I went in to CVS this morning to pick up a birthday card for a classmate, and I came out with 7 cards and a king-sized kit kat bar. Damn card organizer. I blame it. (With the exception of the kit kat bar. That is not the card organizers fault. That is my torts class' fault). Anyway, I was thinking to myself, as I waffled between two cards for my friend, "hey- I could get both, and put whichever one I don't use in my card organizer for next time!" And it was all downhill from there. I found a couple cards that my sister would love, good ones for people's upcoming birthdays... I doubled my amount of unused cards that need to be organized in one day. I am a marketers dream.
On my way to class moments later, I was passed by a guy walking a huge doberman pinsher on one side and a minuature pinsher (or minsher pinsher as I call them) on the other. It was like Dr. Evil and Mini-Me.
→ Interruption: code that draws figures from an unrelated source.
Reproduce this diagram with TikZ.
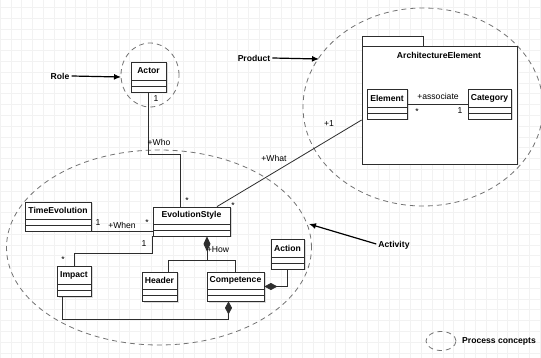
\documentclass[tikz,border=0pt]{standalone}
\usepackage{fontspec}
\setmainfont{Liberation Sans}
\usetikzlibrary{arrows.meta,fit,shapes.geometric}
\definecolor{gridc}{RGB}{242,242,242}
\definecolor{linec}{RGB}{45,45,45}
\definecolor{dashc}{RGB}{115,115,115}
\newcommand\umlcls[6]{%
  \coordinate (#1-a) at (#2,#3);
  \coordinate (#1-b) at (#4,#5);
  \fill[shadowc] ({#2+1.5},{#3+1.5}) rectangle ({#4+1.5},{#5+1.5});
  \node[clsbox, fit=(#1-a)(#1-b)] (#1) {};
  \draw[clsline] (#2,{#5-12}) -- (#4,{#5-12});
  \draw[clsline] (#2,{#5-6}) -- (#4,{#5-6});
  \node[blbl] at ({(#2+#4)/2},{(#3+#5-12)/2}) {#6};
}
\begin{document}
\begin{tikzpicture}[x=1pt,y=-1pt,
  lbl/.style={font=\fontsize{8.6}{10}\selectfont, inner sep=0},
  blbl/.style={font=\fontsize{8.6}{10}\selectfont\bfseries, inner sep=0},
  shadowc/.style={black!14},
  clsbox/.style={draw=linec, line width=0.8pt, fill=white, inner sep=0pt},
  clsline/.style={draw=linec, line width=0.8pt},
  conn/.style={draw=linec, line width=0.8pt},
  comp/.style={conn, -{Diamond[length=13pt,width=7pt]}},
  grp/.style={draw=dashc, line width=0.8pt, dash pattern=on 5pt off 4pt, ellipse, inner sep=0pt},
  bigarrow/.style={draw=black, line width=1.2pt, -{Latex[length=7pt,width=6pt]}}
]
\useasboundingbox (0,0) rectangle (541,358);
\fill[white] (0,0) rectangle (541,358);
% grid
\foreach \i in {0,...,50} \draw[gridc, line width=0.6pt] ({\i*10.8},0) -- ({\i*10.8},358);
\foreach \j in {0,...,32} \draw[gridc, line width=0.6pt] (0,{\j*10.8+7.3}) -- (541,{\j*10.8+7.3});

% group ellipses
\node[grp, minimum width=58pt, minimum height=64pt] (actorc) at (150,75) {};
\node[grp, minimum width=240pt, minimum height=198pt] (prodc) at (423,107) {};
\node[grp, minimum width=305pt, minimum height=195pt] (actc) at (159,247.5) {};
\node[grp, minimum width=30pt, minimum height=19pt] (legc) at (441,341) {};

% package
\draw[clsline, fill=white] (362,36) rectangle (423,46);
\coordinate (pkg-a) at (362,46);
\coordinate (pkg-b) at (517,164);
\node[clsbox, fit=(pkg-a)(pkg-b)] (pkg) {};
\node[blbl] at (439,55) {ArchitectureElement};

% classes
\umlcls{actor}{131}{62}{166}{92}{Actor}
\umlcls{element}{367}{89}{407}{119}{Element}
\umlcls{category}{468}{89}{511}{119}{Category}
\umlcls{evo}{153}{207}{230}{236}{EvolutionStyle}
\umlcls{tev}{25}{202}{91}{231}{TimeEvolution}
\umlcls{impact}{57}{266}{91}{296}{Impact}
\umlcls{header}{142}{272}{177}{301}{Header}
\umlcls{comp}{207}{272}{264}{301}{Competence}
\umlcls{action}{271}{239}{304}{269}{Action}

% labels with arrows
\node[blbl] (role) at (60,76) {Role};
\node[blbl] (product) at (254,58) {Product};
\node[blbl] (activity) at (394,245) {Activity};
\node[blbl, anchor=west] (legend) at (462,341) {Process concepts};
\coordinate (roleend) at (121,77);
\coordinate (prodend) at (319,59);
\coordinate (actend) at (309,224);
\draw[bigarrow] (role.east) ++(2,0) -- (roleend);
\draw[bigarrow] (product.east) ++(2,0) -- (prodend);
\draw[bigarrow] (activity.west) ++(-2,-1) -- (actend);

% Who
\coordinate (who) at (180,154);
\draw[conn] (actor.south) |- (who) -- (who |- evo.north);
\node[lbl] at (156,99) {1};
\node[lbl] at (159,142) {+Who};
\node[lbl] at (187,201) {*};

% What
\coordinate (whatA) at (217,207);
\coordinate (whatB) at (362,120);
\draw[conn] (whatA |- evo.north) -- (whatB -| pkg.west);
\node[lbl] at (233,206) {*};
\node[lbl] at (274,158) {+What};
\node[lbl] at (329,124) {+1};

% associate
\coordinate (assoc) at (400,104);
\draw[conn] (assoc -| element.east) -- (assoc -| category.west);
\node[lbl] at (438,96) {+associate};
\node[lbl] at (417,112) {*};
\node[lbl] at (460,111) {1};

% When
\draw[conn] (tev.south east) -- (tev.south east -| evo.west);
\node[lbl] at (98,223) {1};
\node[lbl] at (122,225) {+When};
\node[lbl] at (147,223) {*};

% Impact link
\draw[conn] (evo.south west) -- ++(0,17) -| (impact.north);
\node[lbl] at (144,244) {1};
\node[lbl] at (63,260) {*};

% How
\coordinate (howx) at (207,260);
\draw[conn, {Diamond[length=15pt,width=7pt]}-] (howx |- evo.south) -- (howx);
\coordinate (hh) at (168,260);
\coordinate (hc) at (235.5,260);
\draw[conn] (hh |- header.north) -- (hh) -- (hc) -- (hc |- comp.north);
\node[lbl] at (218,250) {+How};

% Action -> Competence
\draw[comp] (action.south) |- (comp.east);

% Impact -> Competence
\coordinate (ia) at (62.5,319);
\coordinate (ib) at (228.5,319);
\draw[comp] (ia |- impact.south) -- (ia) -- (ib) -- (ib |- comp.south);
\end{tikzpicture}
\end{document}
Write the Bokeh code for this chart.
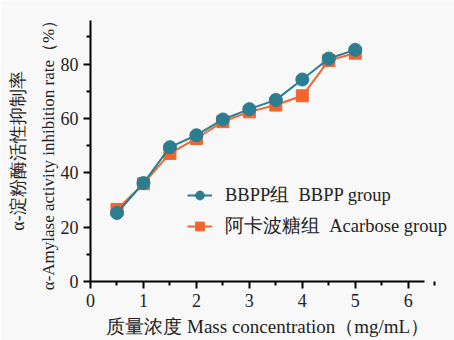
from bokeh.plotting import figure
from bokeh.models import Range1d, Legend, LegendItem, FixedTicker, LinearAxis
from bokeh.embed import file_html
from bokeh.resources import INLINE

conc = [0.5, 1.0, 1.5, 2.0, 2.5, 3.0, 3.5, 4.0, 4.5, 5.0]
bbpp = [25.2, 36.2, 49.4, 53.8, 59.6, 63.4, 66.8, 74.3, 82.0, 85.2]
acarbose = [26.5, 36.0, 47.1, 52.6, 58.8, 62.4, 64.9, 68.3, 81.3, 84.0]
x_ticks = [0, 1, 2, 3, 4, 5, 6]
y_ticks = [0, 20, 40, 60, 80]

TEAL = "#2b7d91"
ORANGE = "#f2652f"
BG = "#f8f8f8"
SERIF = "Liberation Serif"
INK = "#222222"

p = figure(width=454, height=340, output_backend="svg", toolbar_location=None,
           x_range=Range1d(0, 6.874), y_range=Range1d(0, 96),
           min_border_left=90, min_border_right=0, min_border_top=20, min_border_bottom=59)
p.background_fill_color = BG
p.border_fill_color = BG
p.outline_line_color = None
p.grid.visible = False

for ax in (p.xaxis[0], p.yaxis[0]):
    ax.axis_line_width = 2
    ax.axis_line_color = "black"
    ax.major_tick_line_width = 2
    ax.minor_tick_line_width = 2
    ax.major_tick_out = 7
    ax.major_tick_in = 0
    ax.minor_tick_out = 4
    ax.minor_tick_in = 0
    ax.major_label_text_font = SERIF
    ax.major_label_text_font_size = "18px"
    ax.major_label_text_color = INK

p.xaxis.bounds = (0, 6.3)
p.xaxis.ticker = FixedTicker(ticks=x_ticks, minor_ticks=[0.5 + i for i in range(7)])
p.yaxis.ticker = FixedTicker(ticks=y_ticks, minor_ticks=[10, 30, 50, 70, 90])
p.xaxis.major_label_standoff = 5
p.yaxis.major_label_standoff = 5
p.xaxis.axis_label = "质量浓度   Mass concentration（mg/mL）"
p.xaxis.axis_label_text_font = SERIF
p.xaxis.axis_label_text_font_style = "normal"
p.xaxis.axis_label_text_font_size = "19px"
p.xaxis.axis_label_text_color = INK
p.xaxis.axis_label_standoff = 6

p.yaxis.axis_label = "α-Amylase activity inhibition rate（%）"
p.yaxis.axis_label_text_font = SERIF
p.yaxis.axis_label_text_font_style = "normal"
p.yaxis.axis_label_text_font_size = "17px"
p.yaxis.axis_label_text_color = INK
p.yaxis.axis_label_standoff = 0

outer = LinearAxis(ticker=FixedTicker(ticks=[]), axis_line_color=None,
                   major_tick_line_color=None, minor_tick_line_color=None,
                   axis_label="α-淀粉酶活性抑制率", axis_label_text_font=SERIF,
                   axis_label_text_font_style="normal", axis_label_text_font_size="18px",
                   axis_label_text_color=INK, axis_label_standoff=8)
p.add_layout(outer, "left")

r_a = p.line(conc, acarbose, line_color=ORANGE, line_width=2)
s_a = p.scatter(conc, acarbose, marker="square", size=12, fill_color=ORANGE, line_color=ORANGE)
r_b = p.line(conc, bbpp, line_color=TEAL, line_width=2)
s_b = p.scatter(conc, bbpp, marker="circle", size=13, fill_color=TEAL, line_color=TEAL)

legend = Legend(items=[LegendItem(label="BBPP组  BBPP group", renderers=[r_b, s_b]),
                       LegendItem(label="阿卡波糖组  Acarbose group", renderers=[r_a, s_a])],
                location=(97, 43))
legend.background_fill_alpha = 0
legend.border_line_color = None
legend.padding = 0
legend.margin = 0
legend.spacing = 6
legend.glyph_width = 25
legend.glyph_height = 22
legend.label_height = 22
legend.label_standoff = 13
legend.label_text_font = SERIF
legend.label_text_font_size = "18.5px"
legend.label_text_color = INK
p.add_layout(legend, "center")

open("out.html", "w").write(file_html(p, INLINE))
I tried not to laugh as I passed this guy (after all, he was walking two dobermans), but I was thinking that he looked ridiculous with these two dogs. Almost as ridiculous as I looked with 7 cards and a kit kat bar.
Thursday, April 27, 2006
I know I've been missing for a while, and my loyal fan (hi Mel!) has probably been wondering where I've been. To celebrate my return, I thought I would write a (hopefully) non-law school post. Maybe it will be good enough to get me linked to my sister's blog.
So mom got me this Hallmark card organizer to help separate the piles of cards she seems to think I have laying around the house. It's very nice, and almost as worthless as extremely expensive receipe box she got me last Christmas. It turns out that I only have about 5 unused cards, and the organizer came with 3 of those. It makes me want to acquire cards so that they can be organized. This is how Hallmark gets you. They convince you that you will be considered the most put-together and thoughtful person on the block because you always remember every little occasion (have you seen those commercials? Advertisting brilliance) and then shame you into buying unneccessary cards because your organizer sits empty. It reminds me of my favorite advertising ploy: create a problem and then offer a product to fix it. No one even knew they were sufferers until you came along and told them how to get better. Genious.
My sweet little Tobey (see above, isn't she cute?) has been a model litter box user ever since we moved to MA. It makes me wonder what it was about my old apartment/roommates/city that made her want to wet the bed. Still, she wouldn't be Tobey if she hadn't developed a new quirk in the mean time. Tobey has decided, after a year and a half of never doing this, to become my morning alarm clock. Apparently she has finally learned that I get up at approx. 6:00 am every day. She has made it her mission in life to be sure that I don't sleep in by howling the howl of a dying animal in my face at 5:58. If I hide my face from her, she chews on my hair. It's hard to be angry at such a thoughtful kitty, although I manage to do it every morning at 5:58am. As annoying as this is on work days, it is even more annoying on the weekends, because Tobey becomes more and more concerned that I am sleeping in as time passes on a Saturday morning. She begins wailing promptly at 5:58. I can usually calm her down by saying good morning and rubbing her until she lays down again. We sleep peacefully until her snooze alarm goes off at 6:18. She wails. I rub. At 7:00 she bites my hair and puts her wet nose on my eyelid. I get up and go to the bathroom. I check her food bowl to be sure this isn't a cry for help (it never is). We go back to bed. At 7:30 she stands on my chest and meows stinky cat food breath in my nostrils. I surrender and get up.
I can't get her to stop. I've tried ignoring her, I've tried tossing her off the bed. I've tried locking her out of the room (this results in wailing, pushing against the door and putting her little white-toed paws under the door as if reaching for me. It breaks my heart every time). I've tried rubbing her. I've tried holding her (she doesn't like that, she wants me to get up, not her to lay down). Basically, I have tried everything except the Patrick method, which consists of holding her up in the air until she squirms enough to fall back onto the bed and run away. I think this is mean. I try to tell him so, but he invariably falls back asleep before I can get in a good chastisement. I think he plans that.
All in all, she is really turned out to be a good cat. She loves to play, has never coughed up a hairball on the carpet, uses her litterbox and is kind to visitors. Now if only I could convince her that I have an alarm clock; what I need is a napping companion.